TASK DIRECTIONS: In the material below, please retype the lines from the very first through the one with "ADOLF VI.</b><br>Begründer des<br>Jüngeren", exactly and without pictures.
━━━ SUPPLIED MATERIAL ━━━
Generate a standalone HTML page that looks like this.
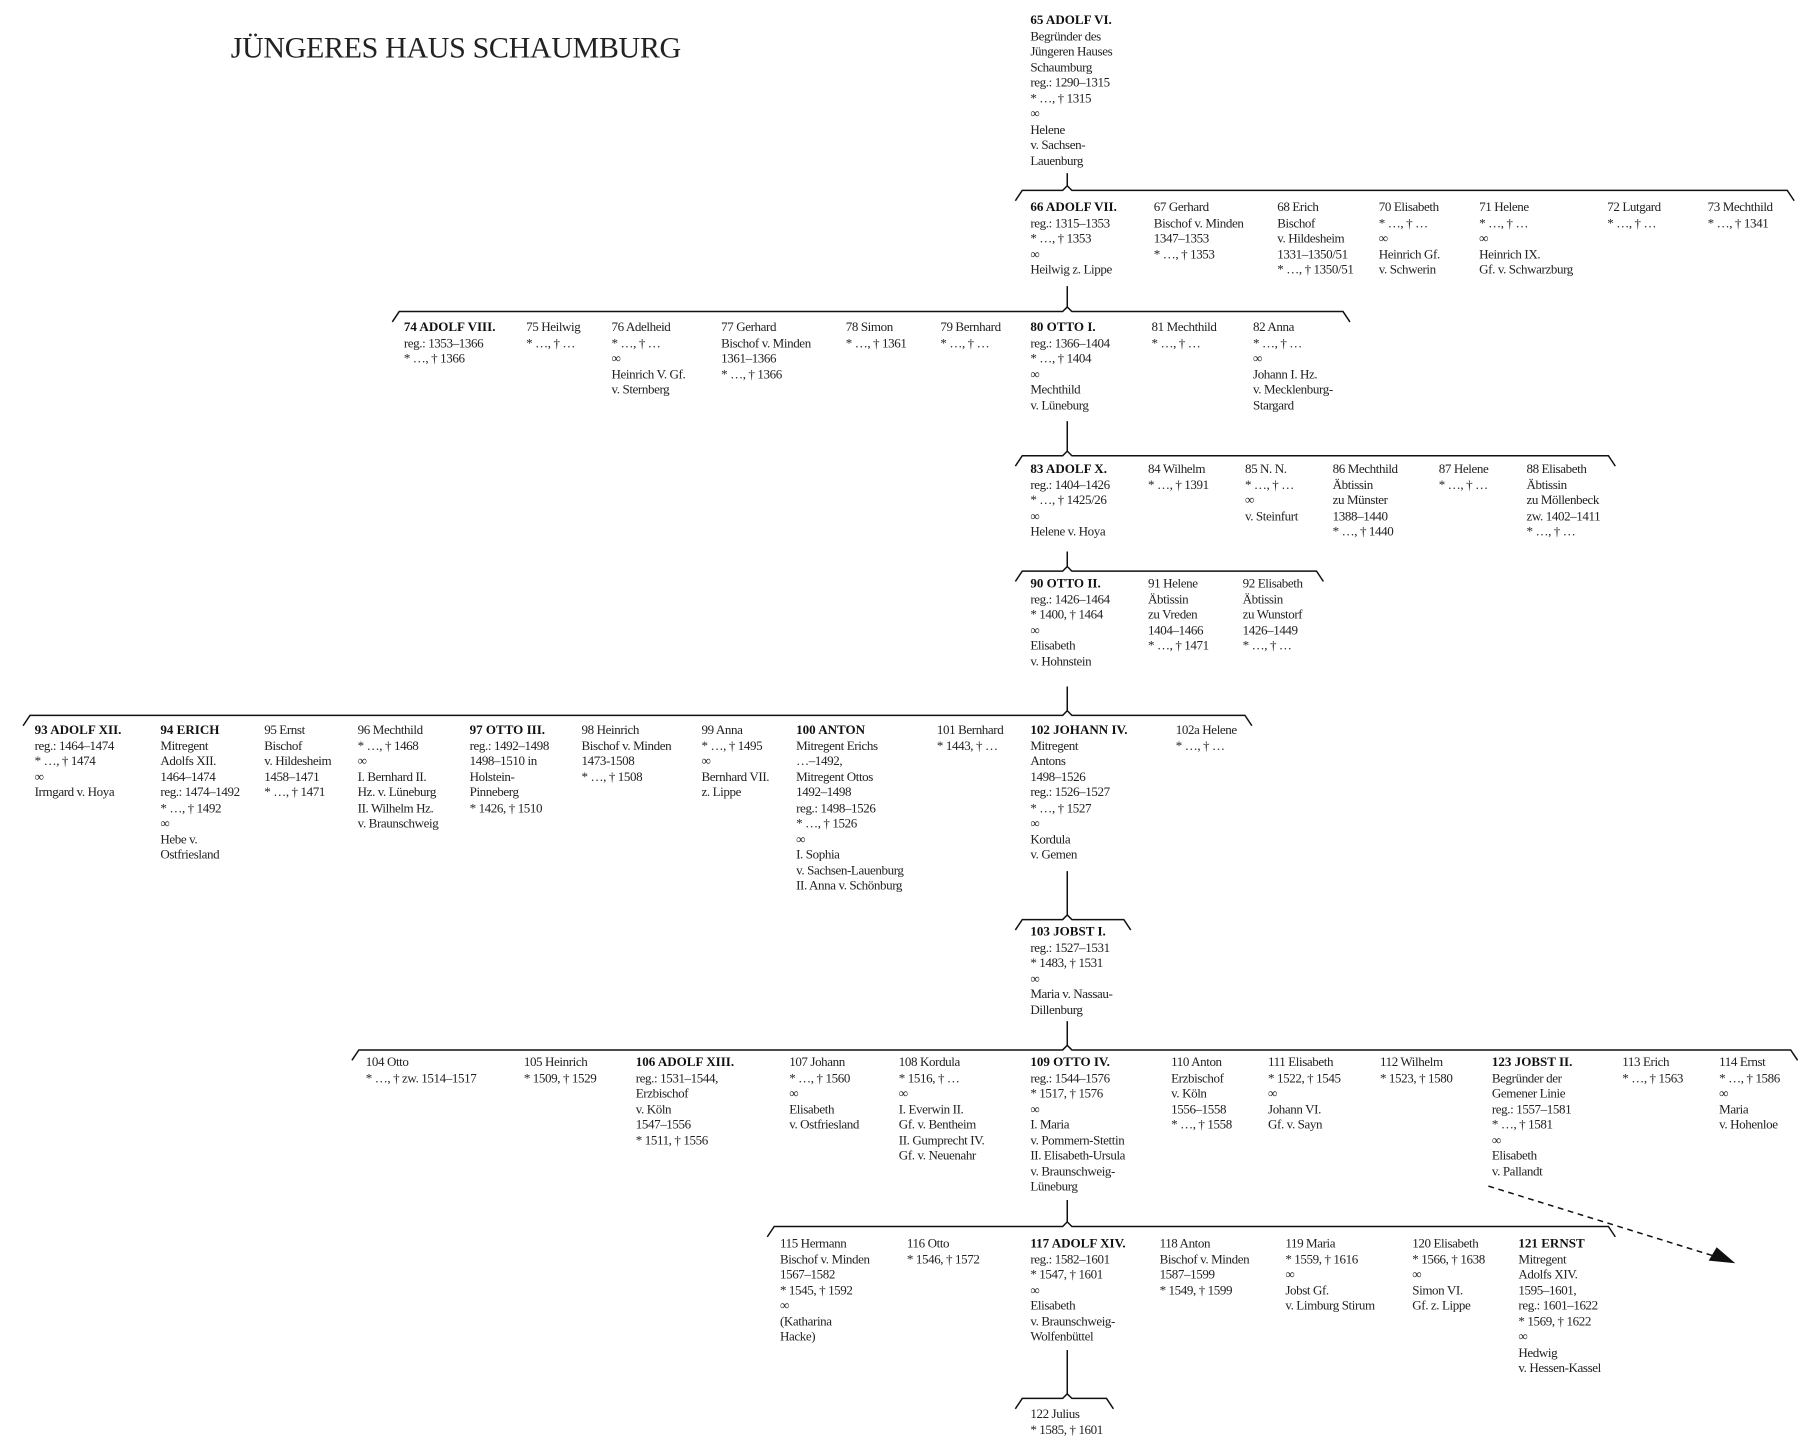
<!DOCTYPE html>
<html><head><meta charset="utf-8"><style>
html,body{margin:0;padding:0;background:#fff;}
body{width:1800px;height:1441px;overflow:hidden;position:relative;}
#c{position:absolute;left:0;top:0;width:1560px;height:1249px;transform:scale(1.1538);transform-origin:0 0;}
.p{position:absolute;font-family:"Liberation Serif",serif;font-size:11.3px;line-height:13.5px;color:#222;white-space:nowrap;letter-spacing:-0.35px;}
.p b{font-weight:bold;color:#111;letter-spacing:0;}
.t{position:absolute;left:200px;top:27px;font-family:"Liberation Serif",serif;font-size:26px;color:#222;letter-spacing:-0.3px;}
svg{position:absolute;left:0;top:0;}
</style></head><body><div id="c">
<svg width="1560" height="1249" viewBox="0 0 1560 1249" fill="none" stroke="#111" stroke-width="1.3">
<path d="M925 150 V161 M880 174 L886 165 L921 165 L925 161 L929 165 L1549 165 L1555 174"/>
<path d="M925 248 V266 M340 279 L346 270 L921 270 L925 266 L929 270 L1164 270 L1170 279"/>
<path d="M925 365 V391 M880 404 L886 395 L921 395 L925 391 L929 395 L1394 395 L1400 404"/>
<path d="M925 478 V491 M880 504 L886 495 L921 495 L925 491 L929 495 L1141 495 L1147 504"/>
<path d="M925 595 V616 M20 629 L26 620 L921 620 L925 616 L929 620 L1079 620 L1085 629"/>
<path d="M925 755 V793 M880 806 L886 797 L921 797 L925 793 L929 797 L974 797 L980 806"/>
<path d="M925 885 V906 M305 919 L311 910 L921 910 L925 906 L929 910 L1552 910 L1558 919"/>
<path d="M925 1040 V1059 M665 1072 L671 1063 L921 1063 L925 1059 L929 1063 L1394 1063 L1400 1072"/>
<path d="M925 1170 V1208 M880 1221 L886 1212 L921 1212 L925 1208 L929 1212 L959 1212 L965 1221"/>
<path d="M1290 1028 L1490 1090" stroke-dasharray="5 4"/>
<path d="M1502 1094 L1482 1092 L1488 1082 Z" fill="#111"/>
</svg>
<div class="t">JÜNGERES HAUS SCHAUMBURG</div>

<div class="p" style="left:893px;top:12px"><b>65 ADOLF VI.</b><br>Begründer des<br>Jüngeren Hauses<br>Schaumburg<br>reg.: 1290–1315<br>* …, † 1315<br>∞<br>Helene<br>v. Sachsen-<br>Lauenburg</div>

<div class="p" style="left:893px;top:174px"><b>66 ADOLF VII.</b><br>reg.: 1315–1353<br>* …, † 1353<br>∞<br>Heilwig z. Lippe</div>
<div class="p" style="left:1000px;top:174px">67 Gerhard<br>Bischof v. Minden<br>1347–1353<br>* …, † 1353</div>
<div class="p" style="left:1107px;top:174px">68 Erich<br>Bischof<br>v. Hildesheim<br>1331–1350/51<br>* …, † 1350/51</div>
<div class="p" style="left:1195px;top:174px">70 Elisabeth<br>* …, † …<br>∞<br>Heinrich Gf.<br>v. Schwerin</div>
<div class="p" style="left:1282px;top:174px">71 Helene<br>* …, † …<br>∞<br>Heinrich IX.<br>Gf. v. Schwarzburg</div>
<div class="p" style="left:1393px;top:174px">72 Lutgard<br>* …, † …</div>
<div class="p" style="left:1480px;top:174px">73 Mechthild<br>* …, † 1341</div>

<div class="p" style="left:350px;top:278px"><b>74 ADOLF VIII.</b><br>reg.: 1353–1366<br>* …, † 1366</div>
<div class="p" style="left:456px;top:278px">75 Heilwig<br>* …, † …</div>
<div class="p" style="left:530px;top:278px">76 Adelheid<br>* …, † …<br>∞<br>Heinrich V. Gf.<br>v. Sternberg</div>
<div class="p" style="left:625px;top:278px">77 Gerhard<br>Bischof v. Minden<br>1361–1366<br>* …, † 1366</div>
<div class="p" style="left:733px;top:278px">78 Simon<br>* …, † 1361</div>
<div class="p" style="left:815px;top:278px">79 Bernhard<br>* …, † …</div>
<div class="p" style="left:893px;top:278px"><b>80 OTTO I.</b><br>reg.: 1366–1404<br>* …, † 1404<br>∞<br>Mechthild<br>v. Lüneburg</div>
<div class="p" style="left:998px;top:278px">81 Mechthild<br>* …, † …</div>
<div class="p" style="left:1086px;top:278px">82 Anna<br>* …, † …<br>∞<br>Johann I. Hz.<br>v. Mecklenburg-<br>Stargard</div>

<div class="p" style="left:893px;top:401px"><b>83 ADOLF X.</b><br>reg.: 1404–1426<br>* …, † 1425/26<br>∞<br>Helene v. Hoya</div>
<div class="p" style="left:995px;top:401px">84 Wilhelm<br>* …, † 1391</div>
<div class="p" style="left:1079px;top:401px">85 N. N.<br>* …, † …<br>∞<br>v. Steinfurt</div>
<div class="p" style="left:1155px;top:401px">86 Mechthild<br>Äbtissin<br>zu Münster<br>1388–1440<br>* …, † 1440</div>
<div class="p" style="left:1247px;top:401px">87 Helene<br>* …, † …</div>
<div class="p" style="left:1323px;top:401px">88 Elisabeth<br>Äbtissin<br>zu Möllenbeck<br>zw. 1402–1411<br>* …, † …</div>

<div class="p" style="left:893px;top:500px"><b>90 OTTO II.</b><br>reg.: 1426–1464<br>* 1400, † 1464<br>∞<br>Elisabeth<br>v. Hohnstein</div>
<div class="p" style="left:995px;top:500px">91 Helene<br>Äbtissin<br>zu Vreden<br>1404–1466<br>* …, † 1471</div>
<div class="p" style="left:1077px;top:500px">92 Elisabeth<br>Äbtissin<br>zu Wunstorf<br>1426–1449<br>* …, † …</div>

<div class="p" style="left:30px;top:627px"><b>93 ADOLF XII.</b><br>reg.: 1464–1474<br>* …, † 1474<br>∞<br>Irmgard v. Hoya</div>
<div class="p" style="left:139px;top:627px"><b>94 ERICH</b><br>Mitregent<br>Adolfs XII.<br>1464–1474<br>reg.: 1474–1492<br>* …, † 1492<br>∞<br>Hebe v.<br>Ostfriesland</div>
<div class="p" style="left:229px;top:627px">95 Ernst<br>Bischof<br>v. Hildesheim<br>1458–1471<br>* …, † 1471</div>
<div class="p" style="left:310px;top:627px">96 Mechthild<br>* …, † 1468<br>∞<br>I. Bernhard II.<br>Hz. v. Lüneburg<br>II. Wilhelm Hz.<br>v. Braunschweig</div>
<div class="p" style="left:407px;top:627px"><b>97 OTTO III.</b><br>reg.: 1492–1498<br>1498–1510 in<br>Holstein-<br>Pinneberg<br>* 1426, † 1510</div>
<div class="p" style="left:504px;top:627px">98 Heinrich<br>Bischof v. Minden<br>1473-1508<br>* …, † 1508</div>
<div class="p" style="left:608px;top:627px">99 Anna<br>* …, † 1495<br>∞<br>Bernhard VII.<br>z. Lippe</div>
<div class="p" style="left:690px;top:627px"><b>100 ANTON</b><br>Mitregent Erichs<br>…–1492,<br>Mitregent Ottos<br>1492–1498<br>reg.: 1498–1526<br>* …, † 1526<br>∞<br>I. Sophia<br>v. Sachsen-Lauenburg<br>II. Anna v. Schönburg</div>
<div class="p" style="left:812px;top:627px">101 Bernhard<br>* 1443, † …</div>
<div class="p" style="left:893px;top:627px"><b>102 JOHANN IV.</b><br>Mitregent<br>Antons<br>1498–1526<br>reg.: 1526–1527<br>* …, † 1527<br>∞<br>Kordula<br>v. Gemen</div>
<div class="p" style="left:1019px;top:627px">102a Helene<br>* …, † …</div>

<div class="p" style="left:893px;top:802px"><b>103 JOBST I.</b><br>reg.: 1527–1531<br>* 1483, † 1531<br>∞<br>Maria v. Nassau-<br>Dillenburg</div>

<div class="p" style="left:317px;top:915px">104 Otto<br>* …, † zw. 1514–1517</div>
<div class="p" style="left:454px;top:915px">105 Heinrich<br>* 1509, † 1529</div>
<div class="p" style="left:551px;top:915px"><b>106 ADOLF XIII.</b><br>reg.: 1531–1544,<br>Erzbischof<br>v. Köln<br>1547–1556<br>* 1511, † 1556</div>
<div class="p" style="left:684px;top:915px">107 Johann<br>* …, † 1560<br>∞<br>Elisabeth<br>v. Ostfriesland</div>
<div class="p" style="left:779px;top:915px">108 Kordula<br>* 1516, † …<br>∞<br>I. Everwin II.<br>Gf. v. Bentheim<br>II. Gumprecht IV.<br>Gf. v. Neuenahr</div>
<div class="p" style="left:893px;top:915px"><b>109 OTTO IV.</b><br>reg.: 1544–1576<br>* 1517, † 1576<br>∞<br>I. Maria<br>v. Pommern-Stettin<br>II. Elisabeth-Ursula<br>v. Braunschweig-<br>Lüneburg</div>
<div class="p" style="left:1015px;top:915px">110 Anton<br>Erzbischof<br>v. Köln<br>1556–1558<br>* …, † 1558</div>
<div class="p" style="left:1099px;top:915px">111 Elisabeth<br>* 1522, † 1545<br>∞<br>Johann VI.<br>Gf. v. Sayn</div>
<div class="p" style="left:1196px;top:915px">112 Wilhelm<br>* 1523, † 1580</div>
<div class="p" style="left:1293px;top:915px"><b>123 JOBST II.</b><br>Begründer der<br>Gemener Linie<br>reg.: 1557–1581<br>* …, † 1581<br>∞<br>Elisabeth<br>v. Pallandt</div>
<div class="p" style="left:1406px;top:915px">113 Erich<br>* …, † 1563</div>
<div class="p" style="left:1490px;top:915px">114 Ernst<br>* …, † 1586<br>∞<br>Maria<br>v. Hohenloe</div>

<div class="p" style="left:676px;top:1072px">115 Hermann<br>Bischof v. Minden<br>1567–1582<br>* 1545, † 1592<br>∞<br>(Katharina<br>Hacke)</div>
<div class="p" style="left:786px;top:1072px">116 Otto<br>* 1546, † 1572</div>
<div class="p" style="left:893px;top:1072px"><b>117 ADOLF XIV.</b><br>reg.: 1582–1601<br>* 1547, † 1601<br>∞<br>Elisabeth<br>v. Braunschweig-<br>Wolfenbüttel</div>
<div class="p" style="left:1005px;top:1072px">118 Anton<br>Bischof v. Minden<br>1587–1599<br>* 1549, † 1599</div>
<div class="p" style="left:1114px;top:1072px">119 Maria<br>* 1559, † 1616<br>∞<br>Jobst Gf.<br>v. Limburg Stirum</div>
<div class="p" style="left:1224px;top:1072px">120 Elisabeth<br>* 1566, † 1638<br>∞<br>Simon VI.<br>Gf. z. Lippe</div>
<div class="p" style="left:1316px;top:1072px"><b>121 ERNST</b><br>Mitregent<br>Adolfs XIV.<br>1595–1601,<br>reg.: 1601–1622<br>* 1569, † 1622<br>∞<br>Hedwig<br>v. Hessen-Kassel</div>

<div class="p" style="left:893px;top:1220px">122 Julius<br>* 1585, † 1601</div>
</div></body></html>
━━━
TASK RESULT:
Generate a standalone HTML page that looks like this.
<!DOCTYPE html>
<html><head><meta charset="utf-8"><style>
html,body{margin:0;padding:0;background:#fff;}
body{width:1800px;height:1441px;overflow:hidden;position:relative;}
#c{position:absolute;left:0;top:0;width:1560px;height:1249px;transform:scale(1.1538);transform-origin:0 0;}
.p{position:absolute;font-family:"Liberation Serif",serif;font-size:11.3px;line-height:13.5px;color:#222;white-space:nowrap;letter-spacing:-0.35px;}
.p b{font-weight:bold;color:#111;letter-spacing:0;}
.t{position:absolute;left:200px;top:27px;font-family:"Liberation Serif",serif;font-size:26px;color:#222;letter-spacing:-0.3px;}
svg{position:absolute;left:0;top:0;}
</style></head><body><div id="c">
<svg width="1560" height="1249" viewBox="0 0 1560 1249" fill="none" stroke="#111" stroke-width="1.3">
<path d="M925 150 V161 M880 174 L886 165 L921 165 L925 161 L929 165 L1549 165 L1555 174"/>
<path d="M925 248 V266 M340 279 L346 270 L921 270 L925 266 L929 270 L1164 270 L1170 279"/>
<path d="M925 365 V391 M880 404 L886 395 L921 395 L925 391 L929 395 L1394 395 L1400 404"/>
<path d="M925 478 V491 M880 504 L886 495 L921 495 L925 491 L929 495 L1141 495 L1147 504"/>
<path d="M925 595 V616 M20 629 L26 620 L921 620 L925 616 L929 620 L1079 620 L1085 629"/>
<path d="M925 755 V793 M880 806 L886 797 L921 797 L925 793 L929 797 L974 797 L980 806"/>
<path d="M925 885 V906 M305 919 L311 910 L921 910 L925 906 L929 910 L1552 910 L1558 919"/>
<path d="M925 1040 V1059 M665 1072 L671 1063 L921 1063 L925 1059 L929 1063 L1394 1063 L1400 1072"/>
<path d="M925 1170 V1208 M880 1221 L886 1212 L921 1212 L925 1208 L929 1212 L959 1212 L965 1221"/>
<path d="M1290 1028 L1490 1090" stroke-dasharray="5 4"/>
<path d="M1502 1094 L1482 1092 L1488 1082 Z" fill="#111"/>
</svg>
<div class="t">JÜNGERES HAUS SCHAUMBURG</div>

<div class="p" style="left:893px;top:12px"><b>65 ADOLF VI.</b><br>Begründer des<br>Jüngeren Hauses<br>Schaumburg<br>reg.: 1290–1315<br>* …, † 1315<br>∞<br>Helene<br>v. Sachsen-<br>Lauenburg</div>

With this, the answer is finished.